Data to process:

________________

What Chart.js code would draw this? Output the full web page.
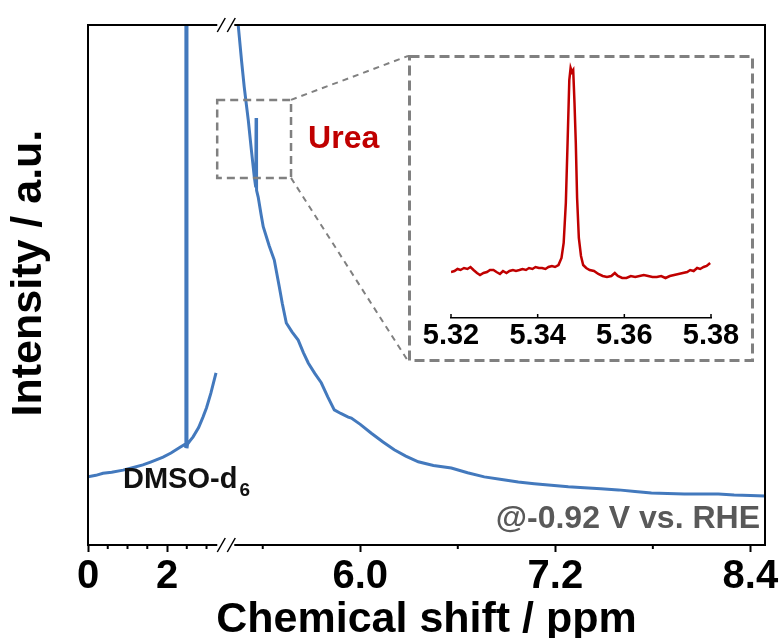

________________

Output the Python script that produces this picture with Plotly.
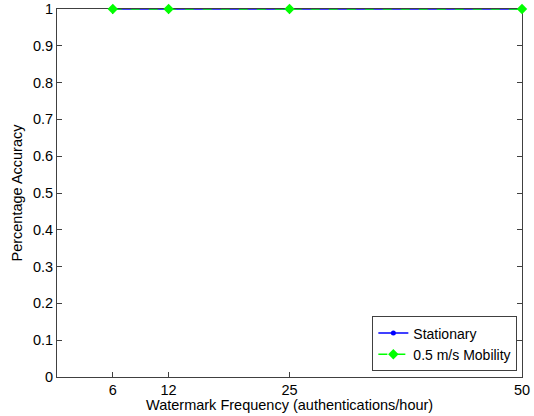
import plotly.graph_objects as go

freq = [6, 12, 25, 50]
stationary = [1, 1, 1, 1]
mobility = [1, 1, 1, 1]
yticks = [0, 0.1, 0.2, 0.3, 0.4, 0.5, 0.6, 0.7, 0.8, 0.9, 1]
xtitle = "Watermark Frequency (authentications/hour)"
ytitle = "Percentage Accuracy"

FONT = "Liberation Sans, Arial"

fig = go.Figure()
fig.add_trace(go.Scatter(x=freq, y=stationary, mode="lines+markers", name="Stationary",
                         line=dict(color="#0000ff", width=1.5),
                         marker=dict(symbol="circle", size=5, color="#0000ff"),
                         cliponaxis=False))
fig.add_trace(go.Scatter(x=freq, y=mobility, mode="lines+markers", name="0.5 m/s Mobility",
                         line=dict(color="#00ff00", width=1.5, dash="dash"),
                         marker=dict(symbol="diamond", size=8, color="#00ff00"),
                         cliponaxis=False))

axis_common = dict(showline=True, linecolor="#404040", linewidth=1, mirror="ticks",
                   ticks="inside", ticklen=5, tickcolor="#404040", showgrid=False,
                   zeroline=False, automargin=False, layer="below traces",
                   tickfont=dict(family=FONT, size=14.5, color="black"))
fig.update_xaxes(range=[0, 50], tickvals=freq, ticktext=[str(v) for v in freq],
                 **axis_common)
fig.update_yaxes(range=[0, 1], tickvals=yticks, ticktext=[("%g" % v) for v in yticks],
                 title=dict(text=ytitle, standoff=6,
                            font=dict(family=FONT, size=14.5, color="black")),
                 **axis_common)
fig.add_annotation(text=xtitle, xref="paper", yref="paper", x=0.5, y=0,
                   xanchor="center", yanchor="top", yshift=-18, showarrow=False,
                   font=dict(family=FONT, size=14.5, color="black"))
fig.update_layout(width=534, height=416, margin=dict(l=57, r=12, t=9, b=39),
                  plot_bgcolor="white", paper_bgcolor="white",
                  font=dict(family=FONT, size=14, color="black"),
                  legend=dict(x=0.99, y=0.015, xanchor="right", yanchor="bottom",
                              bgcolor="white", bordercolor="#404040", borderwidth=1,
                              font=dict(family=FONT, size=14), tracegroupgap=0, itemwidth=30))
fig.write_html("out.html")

________________

Your task is to gather every line with the word "Output" and copy it.

What Chart.js code would draw this? Output the full web page.
Output the Python script that produces this picture with Plotly.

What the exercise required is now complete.